GOAL: Gather, from the listing beneath this task, every line holding the string "matplotlib".

(Recorded data)
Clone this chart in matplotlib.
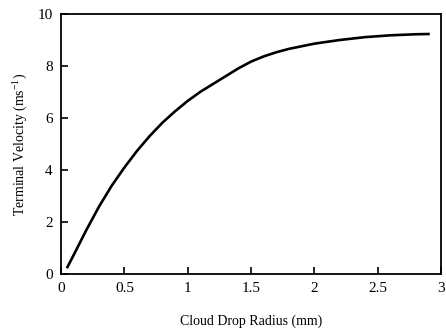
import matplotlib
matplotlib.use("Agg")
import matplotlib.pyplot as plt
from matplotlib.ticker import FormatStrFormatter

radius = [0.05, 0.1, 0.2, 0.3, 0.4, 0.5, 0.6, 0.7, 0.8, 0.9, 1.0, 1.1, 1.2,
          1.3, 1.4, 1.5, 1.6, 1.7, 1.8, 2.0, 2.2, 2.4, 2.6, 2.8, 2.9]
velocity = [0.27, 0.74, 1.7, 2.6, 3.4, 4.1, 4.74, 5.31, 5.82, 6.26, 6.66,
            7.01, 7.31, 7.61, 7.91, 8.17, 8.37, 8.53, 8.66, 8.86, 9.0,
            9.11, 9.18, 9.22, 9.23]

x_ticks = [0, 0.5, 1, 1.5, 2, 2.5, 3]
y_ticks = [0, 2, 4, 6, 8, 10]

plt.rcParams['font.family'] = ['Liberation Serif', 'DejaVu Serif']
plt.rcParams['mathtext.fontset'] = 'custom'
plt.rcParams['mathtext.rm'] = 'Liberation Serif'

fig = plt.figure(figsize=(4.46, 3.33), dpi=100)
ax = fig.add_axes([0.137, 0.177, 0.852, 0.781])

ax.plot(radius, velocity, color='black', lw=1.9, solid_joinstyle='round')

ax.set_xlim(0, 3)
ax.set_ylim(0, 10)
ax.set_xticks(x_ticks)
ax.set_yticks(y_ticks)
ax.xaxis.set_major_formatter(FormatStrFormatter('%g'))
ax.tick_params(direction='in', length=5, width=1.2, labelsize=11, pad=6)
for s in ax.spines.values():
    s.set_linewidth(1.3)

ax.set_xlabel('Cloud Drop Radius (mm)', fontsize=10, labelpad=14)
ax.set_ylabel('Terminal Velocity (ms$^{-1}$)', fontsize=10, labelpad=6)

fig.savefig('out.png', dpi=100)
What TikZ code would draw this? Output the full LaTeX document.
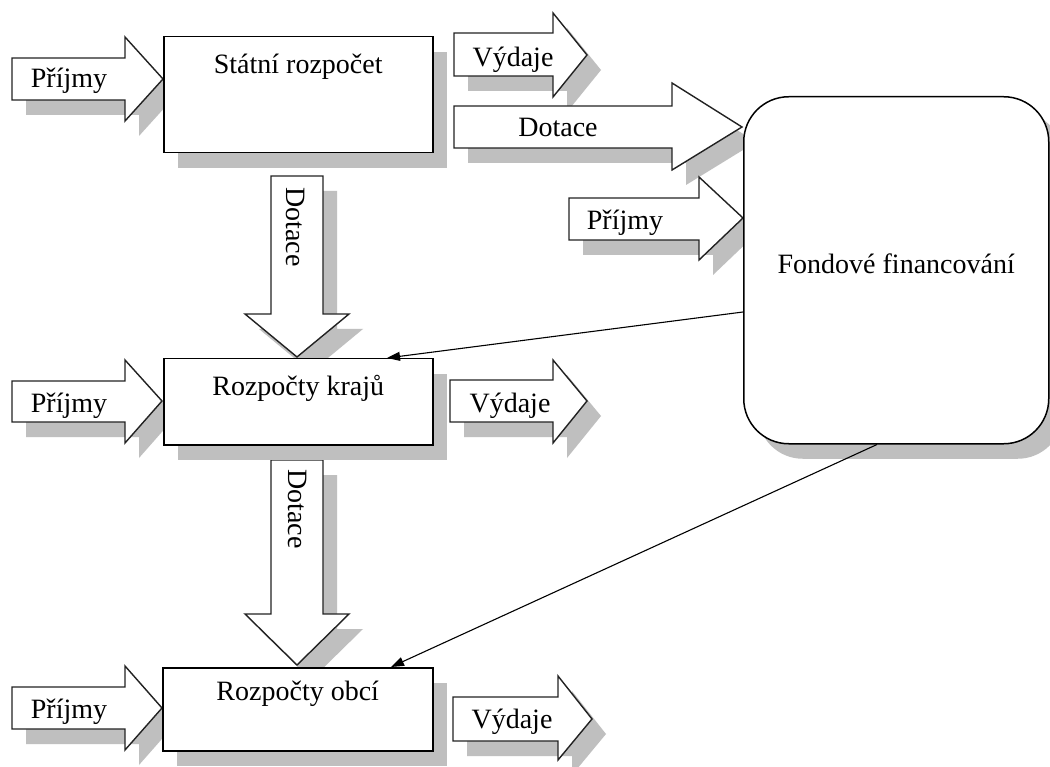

SOLVED PROBLEM:
Clone this chart in matplotlib.
import matplotlib
matplotlib.use("Agg")
import matplotlib.pyplot as plt
from matplotlib.ticker import FormatStrFormatter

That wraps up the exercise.